Hmmmm... I'd have to say that guessing is never a good idea. Looking at the problem root cause and solving that is the answer, anything else is a kludge.
If the spacing is unreliable from the PDF, how is it unreliable? The PDF viewer needs to be able to reliably space the text so the data is there somewhere, you just need to find it.
EDIT following comment:
The idea of parsing the file using a dictionary (your only other option really, apart from randomly inserting spaces and hoping for the best) and inserting spaces at identified word boundaries (a real problem when dealing with punctuation, plurals that don't alter the base word i.e. plural, etc) would, I believe, be a much greater programming challenge than correctly parsing the PDF in the first place. After all, PDF is clearly defined whereas English is somewhat wooly.
Why not look down the route of existing solutions like ps2ascii in linux, call the function from your Ruby and pick up the result.
PDF doesn't only store spaces as space characters, but also uses layout commands for spacing (so it doesn't print a space, but moves the "pen" to the right). Perhaps you should have a look at the PDF reference (the big PDF on the bottom of the site), Chapter 9 "Text" should be what you're looking for.

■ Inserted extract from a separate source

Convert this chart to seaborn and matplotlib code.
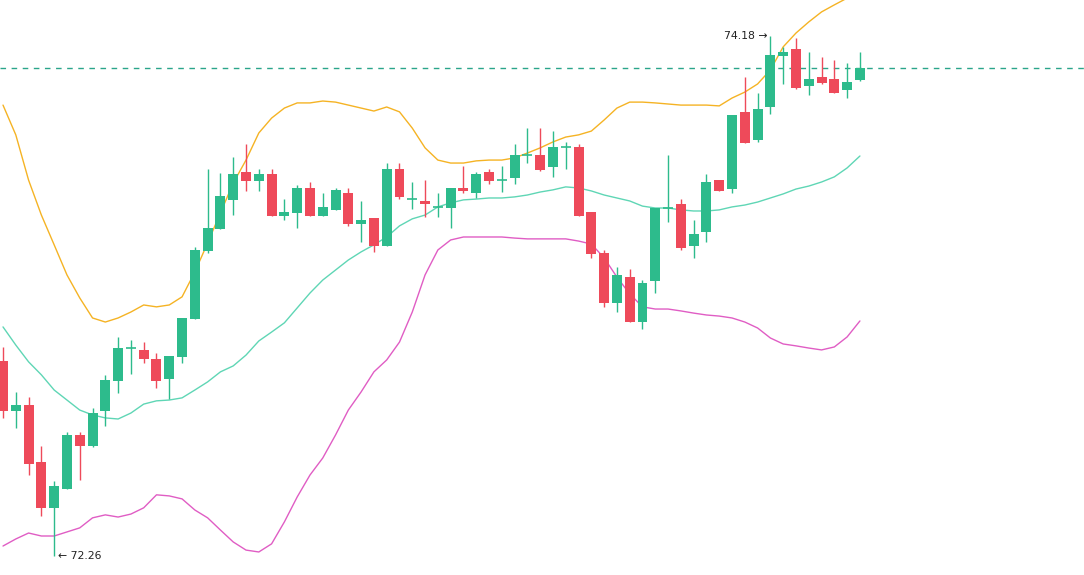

EDIT: After reading your comment to Lazarus' answer, this doesn't seem to be what you're looking for. I think you should try to get a word list from somewhere and try to split your text using it. A good strategy would be to do that using recursion, because for example:
"meandyou"
The first word could be "me" or "mean", but if you try "mean", "dyou" doesn't make sense, so it will be "me", same for the next word that could be "a" or "an" or "and", only "and" makes sense.
If it were me I'd go back to the source PDFs and try a different method of extracting the text, such as iText (for Java) or maybe some kind of PDF-to-HTML to text conversion software method.